Essential Question(s):
How do you make something bigger or smaller while maintaining its proportions?

Special Materials:
Laptop and projector with an image in a word processing program

Bricks Required:
1×2 bricks, 2×4 bricks, 4×4 plates, 8×8 plates, 16×16 plates

Project Structure

Engage/Explain:

  1. Ask if child has resized pictures before, and if so, how they’ve done it.
    1. Show a picture in a word processing program and ask what would happen if the sides or top and bottom were lengthened (it would distort the picture).
    2. Ask what happens when a corner is pulled out (it keeps the same scale). Connect the idea of scale to the idea of resizing, emphasizing that if you want to make something bigger or smaller, you need to make it bigger or smaller in all directions, not just one.

Explore/Explain:

  1. Hand out 1×2 bricks and 4×4 plates and ask child to make a small creation, using 10-16 bricks. The base should be a foundation for the creation.
  2. Once child has made the creation out of 1×2 bricks, pass out 8×8 plates and 2×4 bricks and ask if they know what is similar about the 1×2 and 2×4 bricks (and the 4×4 and 8×8 plates).

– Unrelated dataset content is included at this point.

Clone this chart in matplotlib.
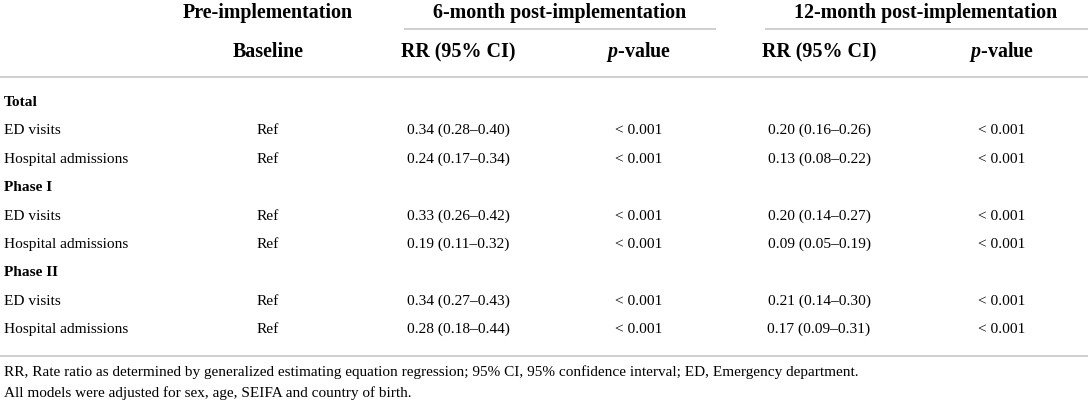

Child may notice that they have similar proportions.
    1. Following the brick placement on their original design, child uses the 2×4 bricks in the same placement as the 1×2 bricks.
      1. Child can use the same quantity and placement of bricks on the horizontal access (2x4s are already doubled in that direction), but will need to double the height of the bricks.
    2. Ask child to notice that everything is doubled on their new model, both height and width.
      1. Challenge child to triple their original creation, asking what they will need to keep in mind (triple height and width of 1×2 bricks; be careful to multiply size correctly since there aren’t any bricks that are three times the size of a 1×2).